Anyway, one simple select will be
select serial_no, count(*)
from tablename
group by 1
having count(*) > 1
Dirk
-----Original Message-----
From: alea...@hotmail.com [mailto:alea...@hotmail.com]
Sent: 06 March 2002 12:51
If you build the table and add the indexes using isql or dbaccess, their
table editors automatically and silently add a unique index to a serial
column if you define one, but that's a "value added" action on their part,
not something that the engine does all by itself.
A serial type is however enforced to be NOT NULL by the engine.

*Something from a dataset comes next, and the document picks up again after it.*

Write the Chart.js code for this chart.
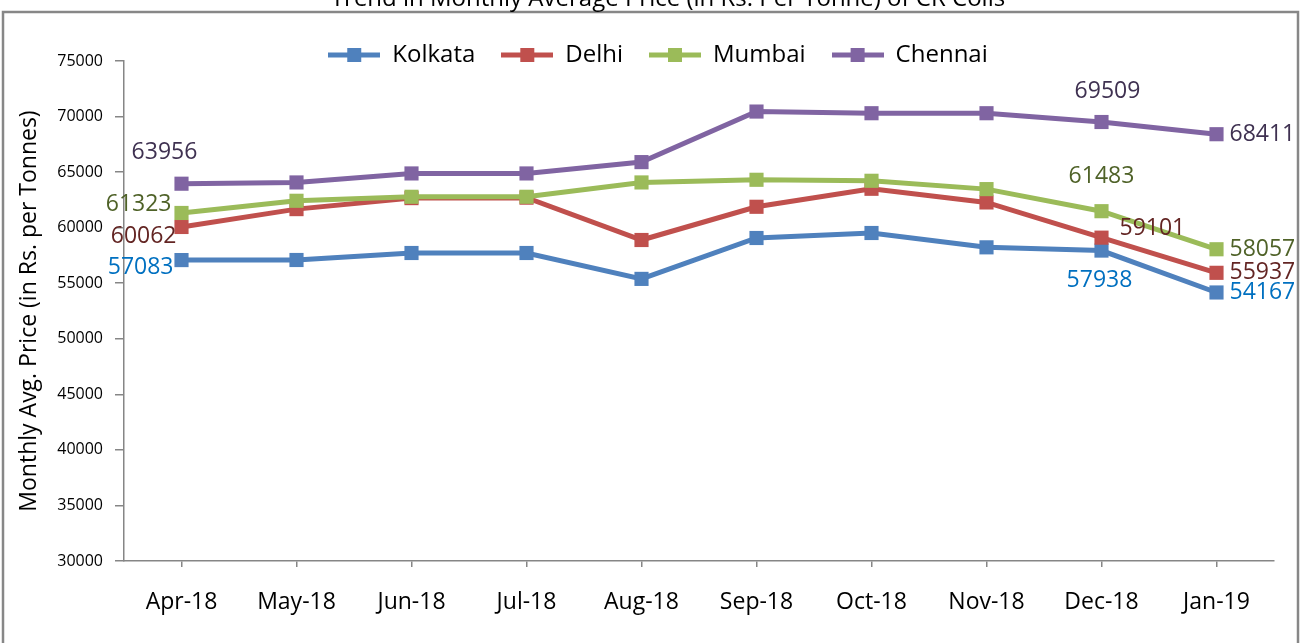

All the suggestions to use the count(*) and having clauses is the correct
way to *find* all duplicate values of fields (whatever they may be) but the
ugly part is then deleting or correcting the sucky rows.
first, let me restate the suggested SQLS (in my slightly rearranged and
preferred manner, 'cos it's more flexible as you'll maybe be able to work
out for yourself):
select count(*), key1, key2, .....
from dirty_table
group by 2, 3, ....
having count(*) > 1
into temp duplicate_sods with no log;
NOTE: the ...... represent as many fields as you are trying to dup-check,
and also the .... in the group by clause must be filled with 2 ...
number-of-key-fields. Gettit? Good.
Now, you've got the dup sets listed in a temp table. The really ugly part
starts now. If all rows with duplicate keys are truly duplicate, then you
really don't give a damn which of the duplicates stays behind when you
delete all but one of the duplicates. So, you can do this (NOTE: this
depends on having a rowid, so it can't work for fragmented tables that do
not have rowids):
select dt.rowid dt_rowid, dt.key1, dt.key2, ....
from dirty_table dt, duplicate_sods sods
where dt.key1 = sods.key1
and dt.key2 = sods.key2
and .....
into temp getting_closer with no log;
Now you have a selection of all the rowids from the table, still associated
with the keys.
Next step is to get a temp table which contains only the lowest rowid (an
arbitrary choice):
select min(dt_rowid) dt_rowid
from getting_closer
group by key1, key2 ...
into temp really_close_now with no log;
REMOVE those rowids from the previous table:
delete from getting_closer
where dt_rowid in (select rcn.dt_rowid from really_close_now rcn);
Finally, delete the remaining rows from the original table:
delete from dirty_table
where rowid in (select dt_rowid from getting_closer);
This is a purely mechanical procedure to remove duplicates. You should first
check that you can trust the mechanical selection of rows; if there is a
reason to prefer one row over the other, then you need to put human input,
or at least chew around with smarter selects etc in the intermediate stages.
At the hardest level, you might need to make a little program which selects
the dups, presents them to a poor user, and they must decide which ones are
to be saved. Or unload them to files and mess around in editors. Whatever. I
hate it when you need human intervention for this process ;-)
There is also a method using violations tables, which is quite good. Ask if
you are interested in an essay about that.
PS - ruthlessly check the logic presented here - I've just typed it straight
in! Somebody's gotta test it carefully. The best advice given in this thread
so far is to take a backup copy of the entire table before you start.